-- Problem description --
Using the material below, print a verbatim copy of every line from the one containing "Rebuild this chart" through the one containing "TATWEEL = 'ـ'", inclusive, and omit the pictures.

-- Dataset excerpts --
* START *
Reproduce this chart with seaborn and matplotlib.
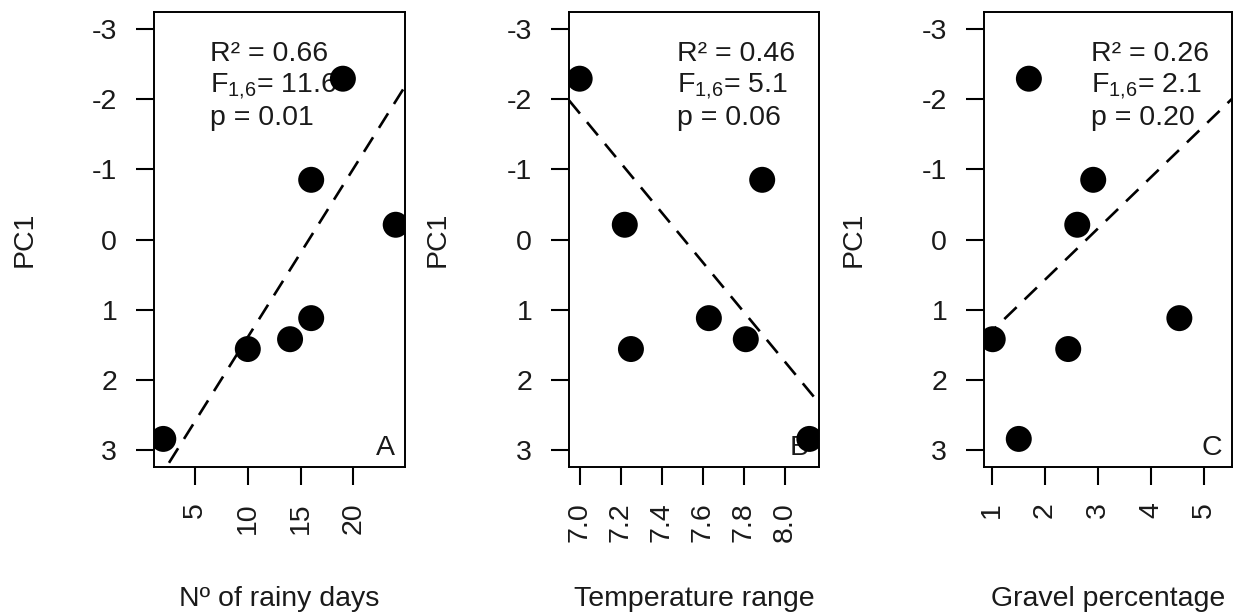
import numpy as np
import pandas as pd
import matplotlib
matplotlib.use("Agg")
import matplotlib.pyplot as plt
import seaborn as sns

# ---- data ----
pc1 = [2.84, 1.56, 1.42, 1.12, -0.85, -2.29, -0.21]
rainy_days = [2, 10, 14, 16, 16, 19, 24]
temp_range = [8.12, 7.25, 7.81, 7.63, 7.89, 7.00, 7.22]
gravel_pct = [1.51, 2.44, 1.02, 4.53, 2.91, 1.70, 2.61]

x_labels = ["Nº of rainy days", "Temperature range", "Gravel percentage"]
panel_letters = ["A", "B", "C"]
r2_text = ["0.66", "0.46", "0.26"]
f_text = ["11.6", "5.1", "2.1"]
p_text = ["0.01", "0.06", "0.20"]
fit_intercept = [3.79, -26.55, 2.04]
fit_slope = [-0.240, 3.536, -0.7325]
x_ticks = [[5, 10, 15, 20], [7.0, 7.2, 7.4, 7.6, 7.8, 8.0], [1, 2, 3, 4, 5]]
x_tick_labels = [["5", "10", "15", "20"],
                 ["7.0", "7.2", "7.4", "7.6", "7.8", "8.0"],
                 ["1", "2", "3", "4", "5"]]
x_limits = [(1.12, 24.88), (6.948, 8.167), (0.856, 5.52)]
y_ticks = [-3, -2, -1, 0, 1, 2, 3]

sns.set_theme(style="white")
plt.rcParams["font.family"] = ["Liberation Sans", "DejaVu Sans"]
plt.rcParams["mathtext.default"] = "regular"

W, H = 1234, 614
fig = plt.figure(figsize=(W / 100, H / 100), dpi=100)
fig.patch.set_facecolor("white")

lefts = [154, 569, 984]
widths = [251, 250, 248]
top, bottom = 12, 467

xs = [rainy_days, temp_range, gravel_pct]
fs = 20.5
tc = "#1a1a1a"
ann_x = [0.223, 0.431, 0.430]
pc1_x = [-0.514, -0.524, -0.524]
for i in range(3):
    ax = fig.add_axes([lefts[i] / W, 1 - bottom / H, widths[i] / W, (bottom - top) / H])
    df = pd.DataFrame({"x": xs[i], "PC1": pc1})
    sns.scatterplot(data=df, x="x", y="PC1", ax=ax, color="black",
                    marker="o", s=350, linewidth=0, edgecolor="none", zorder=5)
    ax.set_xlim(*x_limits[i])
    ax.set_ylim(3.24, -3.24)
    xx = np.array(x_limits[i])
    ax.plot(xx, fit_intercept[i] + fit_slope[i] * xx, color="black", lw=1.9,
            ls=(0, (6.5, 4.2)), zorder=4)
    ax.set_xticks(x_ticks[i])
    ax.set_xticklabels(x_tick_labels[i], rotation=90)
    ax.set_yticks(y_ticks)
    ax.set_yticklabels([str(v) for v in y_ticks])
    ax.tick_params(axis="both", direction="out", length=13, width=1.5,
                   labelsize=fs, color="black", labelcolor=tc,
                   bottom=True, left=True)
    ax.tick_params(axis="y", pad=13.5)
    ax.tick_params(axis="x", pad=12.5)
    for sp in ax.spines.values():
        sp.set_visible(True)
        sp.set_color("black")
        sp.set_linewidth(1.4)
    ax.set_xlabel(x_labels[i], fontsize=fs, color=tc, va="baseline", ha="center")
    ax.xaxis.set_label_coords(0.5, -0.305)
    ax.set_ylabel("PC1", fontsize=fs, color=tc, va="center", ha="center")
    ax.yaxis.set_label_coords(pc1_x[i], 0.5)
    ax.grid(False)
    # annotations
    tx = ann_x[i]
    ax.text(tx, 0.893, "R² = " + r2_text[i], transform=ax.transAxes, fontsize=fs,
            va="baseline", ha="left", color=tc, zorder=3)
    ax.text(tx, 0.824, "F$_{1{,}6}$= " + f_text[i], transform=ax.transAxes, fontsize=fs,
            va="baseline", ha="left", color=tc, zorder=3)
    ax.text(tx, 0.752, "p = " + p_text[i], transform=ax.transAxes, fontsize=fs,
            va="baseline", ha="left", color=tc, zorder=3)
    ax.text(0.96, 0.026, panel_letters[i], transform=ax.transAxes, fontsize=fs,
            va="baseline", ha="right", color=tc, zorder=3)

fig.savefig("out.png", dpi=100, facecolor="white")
* END *
* START *
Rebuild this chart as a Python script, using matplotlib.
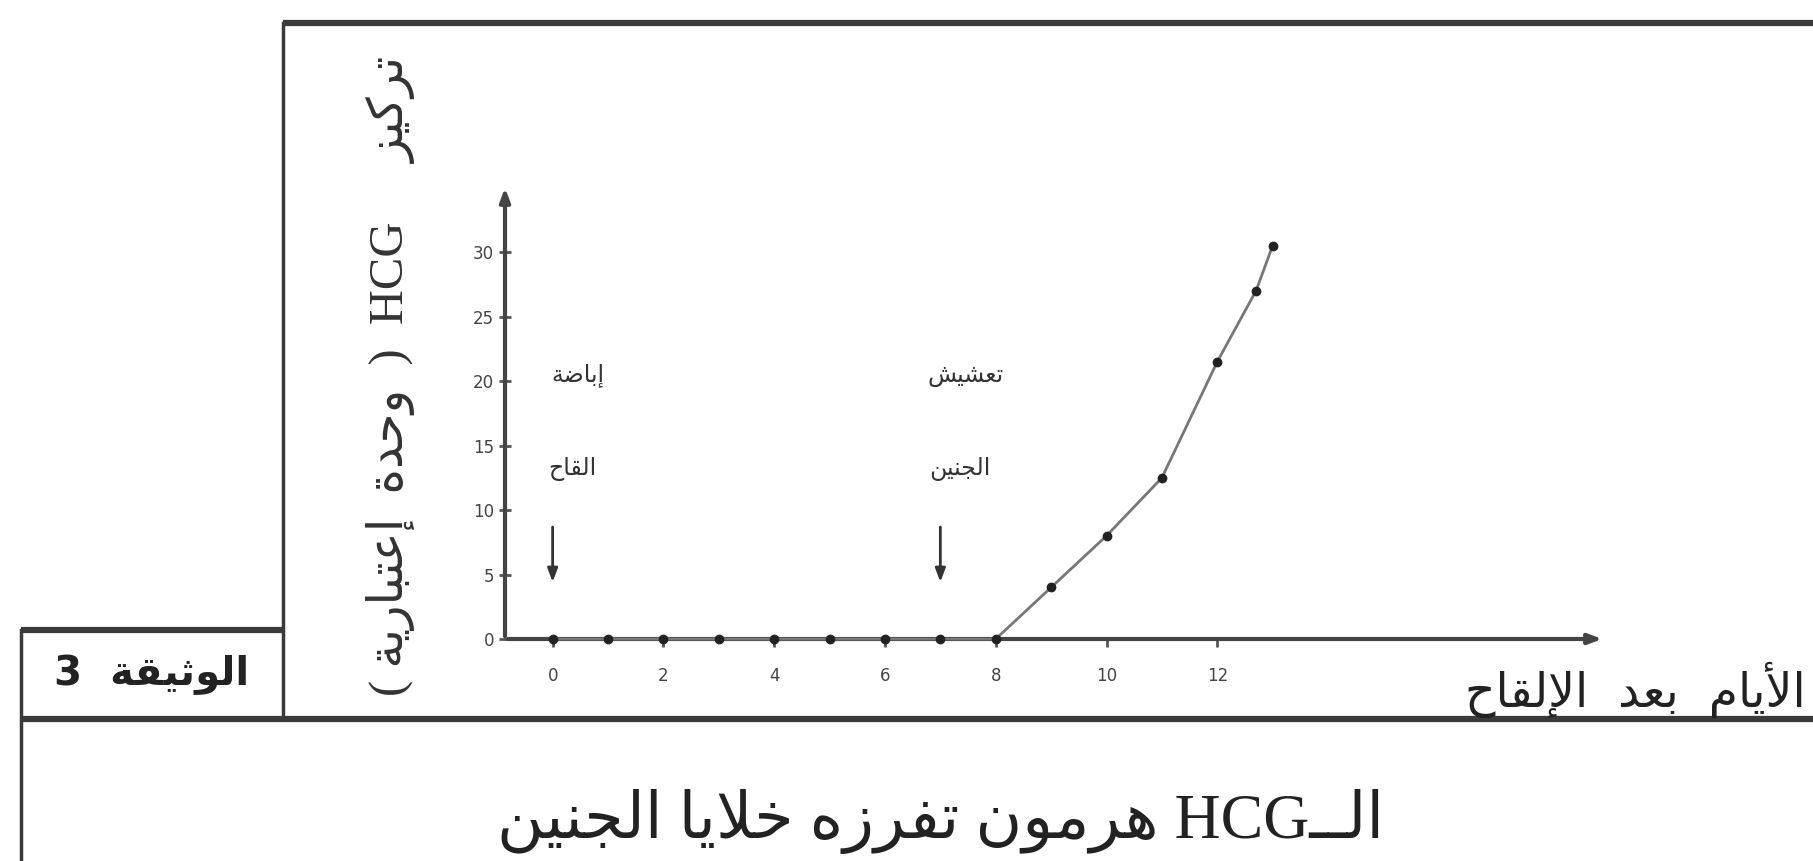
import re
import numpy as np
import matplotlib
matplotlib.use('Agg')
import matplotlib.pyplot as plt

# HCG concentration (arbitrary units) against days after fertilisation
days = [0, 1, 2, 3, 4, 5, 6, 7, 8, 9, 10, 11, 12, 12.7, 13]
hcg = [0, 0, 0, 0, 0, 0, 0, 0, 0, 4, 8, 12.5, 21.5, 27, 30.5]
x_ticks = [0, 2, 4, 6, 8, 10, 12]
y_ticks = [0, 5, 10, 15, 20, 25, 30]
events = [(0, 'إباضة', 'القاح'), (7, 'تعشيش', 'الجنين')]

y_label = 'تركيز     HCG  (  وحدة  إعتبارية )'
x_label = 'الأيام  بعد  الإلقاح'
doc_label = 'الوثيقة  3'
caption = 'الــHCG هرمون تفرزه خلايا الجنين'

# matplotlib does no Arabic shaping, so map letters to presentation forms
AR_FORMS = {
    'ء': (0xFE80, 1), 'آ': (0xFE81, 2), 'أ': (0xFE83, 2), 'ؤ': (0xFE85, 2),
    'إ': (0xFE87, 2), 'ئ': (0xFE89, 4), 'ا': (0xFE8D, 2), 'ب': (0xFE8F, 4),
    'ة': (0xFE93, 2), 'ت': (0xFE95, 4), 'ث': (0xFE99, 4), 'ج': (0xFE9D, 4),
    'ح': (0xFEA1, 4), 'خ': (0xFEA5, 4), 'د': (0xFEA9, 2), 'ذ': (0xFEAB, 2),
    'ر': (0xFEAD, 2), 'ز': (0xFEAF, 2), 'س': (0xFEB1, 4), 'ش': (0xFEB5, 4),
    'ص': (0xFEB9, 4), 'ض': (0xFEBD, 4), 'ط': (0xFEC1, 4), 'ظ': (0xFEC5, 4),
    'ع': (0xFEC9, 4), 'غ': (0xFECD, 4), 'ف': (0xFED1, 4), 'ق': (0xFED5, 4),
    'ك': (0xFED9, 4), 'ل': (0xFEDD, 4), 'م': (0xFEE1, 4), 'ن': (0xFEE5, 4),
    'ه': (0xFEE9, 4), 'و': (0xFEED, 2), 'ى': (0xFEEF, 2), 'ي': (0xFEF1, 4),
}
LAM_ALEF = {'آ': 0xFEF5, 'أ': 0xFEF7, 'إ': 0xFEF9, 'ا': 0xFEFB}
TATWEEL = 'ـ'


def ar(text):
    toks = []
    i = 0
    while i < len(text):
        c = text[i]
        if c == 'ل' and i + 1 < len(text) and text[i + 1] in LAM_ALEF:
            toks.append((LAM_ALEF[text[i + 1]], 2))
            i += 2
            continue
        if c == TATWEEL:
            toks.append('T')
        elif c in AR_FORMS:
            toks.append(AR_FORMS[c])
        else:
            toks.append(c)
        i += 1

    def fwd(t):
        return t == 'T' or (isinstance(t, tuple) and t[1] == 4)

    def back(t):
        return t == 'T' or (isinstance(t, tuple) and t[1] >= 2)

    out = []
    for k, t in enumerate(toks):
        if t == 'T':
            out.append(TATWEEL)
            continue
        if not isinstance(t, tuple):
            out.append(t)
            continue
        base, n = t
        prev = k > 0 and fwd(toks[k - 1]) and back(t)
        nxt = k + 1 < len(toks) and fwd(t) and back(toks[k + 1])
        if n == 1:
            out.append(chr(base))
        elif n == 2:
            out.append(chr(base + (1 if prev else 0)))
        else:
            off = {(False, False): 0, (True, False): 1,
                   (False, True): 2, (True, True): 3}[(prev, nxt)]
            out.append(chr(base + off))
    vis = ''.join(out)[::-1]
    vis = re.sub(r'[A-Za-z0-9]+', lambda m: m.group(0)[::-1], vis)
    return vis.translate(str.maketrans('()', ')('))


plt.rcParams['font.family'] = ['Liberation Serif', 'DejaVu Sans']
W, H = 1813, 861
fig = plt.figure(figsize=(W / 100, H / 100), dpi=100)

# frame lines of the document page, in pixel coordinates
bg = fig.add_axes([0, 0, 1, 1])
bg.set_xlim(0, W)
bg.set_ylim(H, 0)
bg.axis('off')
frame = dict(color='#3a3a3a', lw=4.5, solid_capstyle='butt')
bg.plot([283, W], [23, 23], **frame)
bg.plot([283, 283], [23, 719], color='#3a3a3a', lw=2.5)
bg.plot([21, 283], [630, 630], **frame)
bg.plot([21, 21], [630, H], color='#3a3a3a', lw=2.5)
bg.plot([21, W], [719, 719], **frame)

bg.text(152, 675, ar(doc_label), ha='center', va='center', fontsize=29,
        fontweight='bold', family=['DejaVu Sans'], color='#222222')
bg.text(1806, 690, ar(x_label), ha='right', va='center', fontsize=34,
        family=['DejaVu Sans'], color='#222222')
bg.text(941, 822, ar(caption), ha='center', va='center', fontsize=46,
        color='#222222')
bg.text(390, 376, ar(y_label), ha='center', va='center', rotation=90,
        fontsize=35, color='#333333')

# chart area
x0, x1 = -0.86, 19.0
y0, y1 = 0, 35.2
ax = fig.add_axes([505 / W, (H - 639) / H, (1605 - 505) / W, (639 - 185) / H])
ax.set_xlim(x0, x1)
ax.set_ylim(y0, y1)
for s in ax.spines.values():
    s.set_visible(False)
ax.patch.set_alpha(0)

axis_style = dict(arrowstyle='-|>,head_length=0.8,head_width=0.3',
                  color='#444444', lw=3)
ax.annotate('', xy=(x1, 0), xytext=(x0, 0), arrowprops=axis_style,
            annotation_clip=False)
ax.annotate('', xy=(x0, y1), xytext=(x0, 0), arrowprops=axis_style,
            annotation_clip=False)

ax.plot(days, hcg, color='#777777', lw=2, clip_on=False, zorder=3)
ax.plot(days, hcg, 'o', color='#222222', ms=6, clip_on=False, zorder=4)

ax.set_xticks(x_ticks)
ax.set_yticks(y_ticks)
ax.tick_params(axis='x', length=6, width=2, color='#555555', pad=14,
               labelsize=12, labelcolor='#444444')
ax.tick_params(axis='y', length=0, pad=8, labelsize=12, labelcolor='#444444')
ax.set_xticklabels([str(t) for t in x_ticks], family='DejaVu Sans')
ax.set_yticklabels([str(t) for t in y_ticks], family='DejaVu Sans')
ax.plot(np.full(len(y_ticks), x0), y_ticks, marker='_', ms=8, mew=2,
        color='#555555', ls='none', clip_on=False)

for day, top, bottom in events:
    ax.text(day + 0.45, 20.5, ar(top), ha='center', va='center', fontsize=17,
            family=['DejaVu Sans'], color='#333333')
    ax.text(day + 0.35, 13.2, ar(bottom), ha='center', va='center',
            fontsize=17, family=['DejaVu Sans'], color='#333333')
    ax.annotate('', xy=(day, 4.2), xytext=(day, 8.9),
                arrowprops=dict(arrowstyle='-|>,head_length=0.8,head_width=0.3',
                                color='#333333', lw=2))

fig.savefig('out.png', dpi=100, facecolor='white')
* END *
* START *
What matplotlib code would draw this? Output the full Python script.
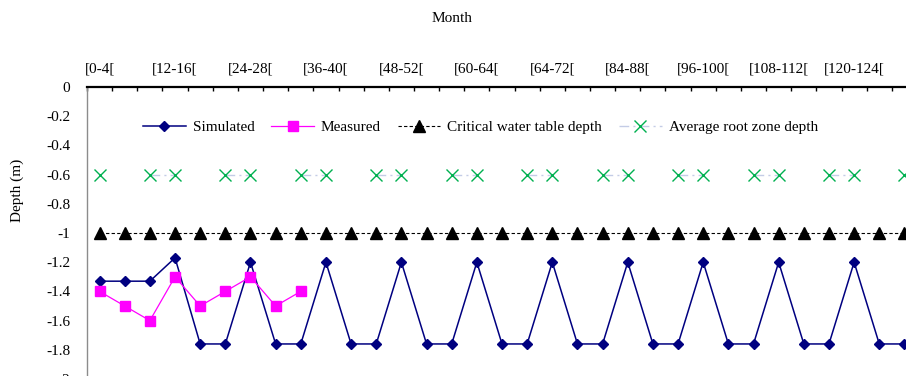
* END *
-- Expected output --
Rebuild this chart as a Python script, using matplotlib.
import re
import numpy as np
import matplotlib
matplotlib.use('Agg')
import matplotlib.pyplot as plt

# HCG concentration (arbitrary units) against days after fertilisation
days = [0, 1, 2, 3, 4, 5, 6, 7, 8, 9, 10, 11, 12, 12.7, 13]
hcg = [0, 0, 0, 0, 0, 0, 0, 0, 0, 4, 8, 12.5, 21.5, 27, 30.5]
x_ticks = [0, 2, 4, 6, 8, 10, 12]
y_ticks = [0, 5, 10, 15, 20, 25, 30]
events = [(0, 'إباضة', 'القاح'), (7, 'تعشيش', 'الجنين')]

y_label = 'تركيز     HCG  (  وحدة  إعتبارية )'
x_label = 'الأيام  بعد  الإلقاح'
doc_label = 'الوثيقة  3'
caption = 'الــHCG هرمون تفرزه خلايا الجنين'

# matplotlib does no Arabic shaping, so map letters to presentation forms
AR_FORMS = {
    'ء': (0xFE80, 1), 'آ': (0xFE81, 2), 'أ': (0xFE83, 2), 'ؤ': (0xFE85, 2),
    'إ': (0xFE87, 2), 'ئ': (0xFE89, 4), 'ا': (0xFE8D, 2), 'ب': (0xFE8F, 4),
    'ة': (0xFE93, 2), 'ت': (0xFE95, 4), 'ث': (0xFE99, 4), 'ج': (0xFE9D, 4),
    'ح': (0xFEA1, 4), 'خ': (0xFEA5, 4), 'د': (0xFEA9, 2), 'ذ': (0xFEAB, 2),
    'ر': (0xFEAD, 2), 'ز': (0xFEAF, 2), 'س': (0xFEB1, 4), 'ش': (0xFEB5, 4),
    'ص': (0xFEB9, 4), 'ض': (0xFEBD, 4), 'ط': (0xFEC1, 4), 'ظ': (0xFEC5, 4),
    'ع': (0xFEC9, 4), 'غ': (0xFECD, 4), 'ف': (0xFED1, 4), 'ق': (0xFED5, 4),
    'ك': (0xFED9, 4), 'ل': (0xFEDD, 4), 'م': (0xFEE1, 4), 'ن': (0xFEE5, 4),
    'ه': (0xFEE9, 4), 'و': (0xFEED, 2), 'ى': (0xFEEF, 2), 'ي': (0xFEF1, 4),
}
LAM_ALEF = {'آ': 0xFEF5, 'أ': 0xFEF7, 'إ': 0xFEF9, 'ا': 0xFEFB}
TATWEEL = 'ـ'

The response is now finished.